Should Florida State have won its opening game against Stetson without Miller? Yes. Is it important that the NCAA ensures its rules are upheld to the best of its ability? Also, yes. But it’s overkill to suspend an international player for half a season because he inadvertently broke a rule and immediately took steps to remedy the situation. A 16-game suspension for a relatively minor situation is too harsh given the NCAA’s response to program-level rule violations, such as what occurred at Kansas and Arizona.

5. North Carolina showed glimpses of national championship talent, but depth is a work in progress

When teams enter the season ranked at the top of the polls, fans expect immediate dominance against teams of the caliber of UNC Wilmington. Despite a tight game for the first 16 minutes, UNC went on a 20-6 run that spanned across halftime and essentially put the game away early in the second half. Hubert Davis’ starters played a total of 162 out of the 200 total minutes.

This relatively short rotation — Seth Trimble and D’Marco Dunn were the only bench players to play more than seven minutes — isn’t unheard of in tight NCAA Tournament games. However, the lack of confidence to play the deeper bench pieces in the final 10 minutes of the game doesn’t bode well for the team’s overall depth to start the year. Puff Johnson was only rotational Tar Heel who was unavailable, yet there was still very little bench contribution.

6. It was the same old San Diego State offense, until it wasn’t

At halftime, San Diego State was up 32-25 on Cal State Fullerton — a score we have come to expect from the Aztecs in recent years. SDSU traditionally places a primary emphasis on elite defense, often at the expense of the team’s offense. In the second half, however, the Aztecs put doubts to rest by opening up a 31-point scoring flurry in the first 10 minutes. With newcomers Darrion Trammell and Micah Parrish combining to shoot 5-of-6 from three, and the Aztecs scoring 80 points despite Matt Bradley’s tough night, it’s safe to say that a top-10 finish isn’t outside the realm of possibilities for this squad.

7. Andy Enfield loses to his former program, and Boogie Ellis makes a grab at being the alpha

The Pac-12 — beyond Arizona, Oregon and UCLA — looks rough to start the season. Cal lost its first game to UC Davis in over 30 meetings, Oregon State required a big comeback to overcome Tulsa, and Stanford and Arizona State barely squeaked by their opponents.

But no result was as eyebrow-raising as USC’s 74-61 loss to Florida Gulf Coast. The Trojans just couldn’t get anything going in this game, shooting 15 percent from deep and giving up 16 offensive rebounds to the Eagles. The most concerning aspect was the complete lack of scoring output from Drew Peterson, whose impact was saved by his nine rebounds and six assists. Boogie Ellis stepped in as a volume scorer, but without a reliable secondary option, there never was much of a chance.

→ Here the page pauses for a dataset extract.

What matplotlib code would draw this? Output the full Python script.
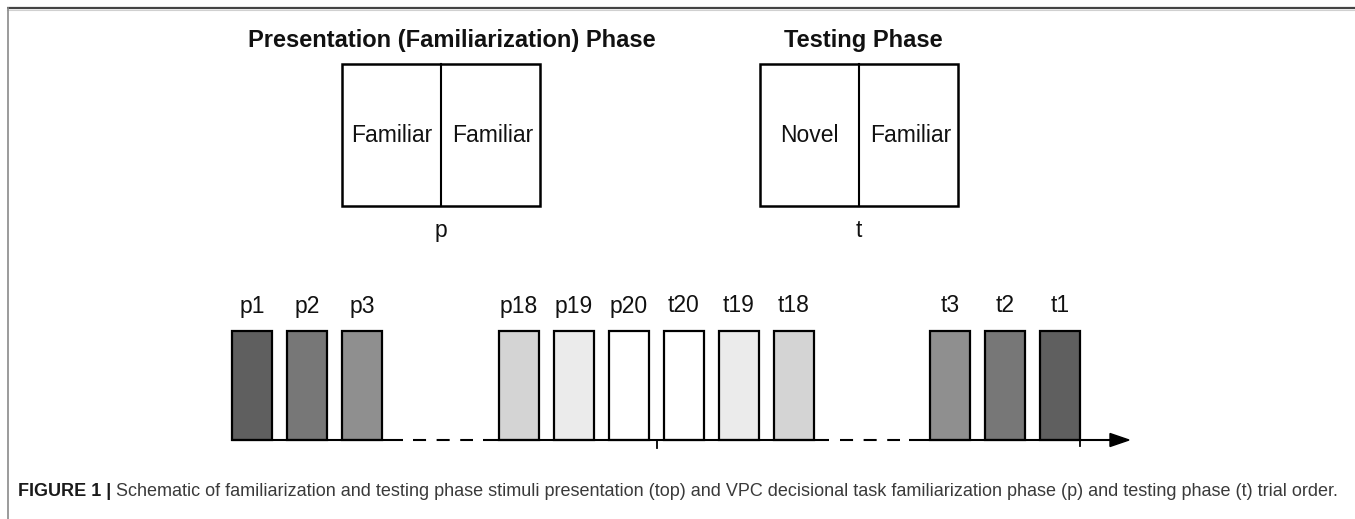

8. Manny Bates returned from injury better than advertised for Butler

Manny Bates’ return to the court came just two days shy of a year after his season-ending injury vs. Bucknell. The NC State transfer received plenty of hype heading into the season for Butler, and he certainly delivered in a big way.

His 26 points, 11 rebounds, and three blocks led the way for Butler and was Bates’ third career double-double. If the Bulldogs can get this kind of output from him consistently, they have NCAA Tournament potential in Thad Matta’s first season back at the helm.

9. Antonio Reeves is the shooting specialist Kentucky needs

The biggest question facing the Kentucky Wildcats entering the season was whether or not their 3-point shooting could return to the level needed to compete for a championship. Adding CJ Frederick and Antonio Reeves was promising, but not a guarantee.

Well, Antonio Reeves seems to have put that concern to rest, at least for now. In a dominant win for the Wildcats without both Oscar Tshiebwe and Sahvir Wheeler, Reeves poured it on, shooting 6-of-12 from deep for a team-leading 22 points. Despite only adding one rebound and two assists, Reeves had an undeniable impact on the team’s offensive spacing.

10. College basketball is back!

While the Top 25 held serve, the rest of the day gave us everything we could want out of a college basketball slate. Multiple high-majors lost buy games in brutal fashion. Breakout stars emerged across the country. And we even had multiple buzzer-beaters, including Loyola Chicago’s prayer to force overtime against Fairleigh Dickinson. After seven months away, it’s great to have this wonderful sport back in our lives.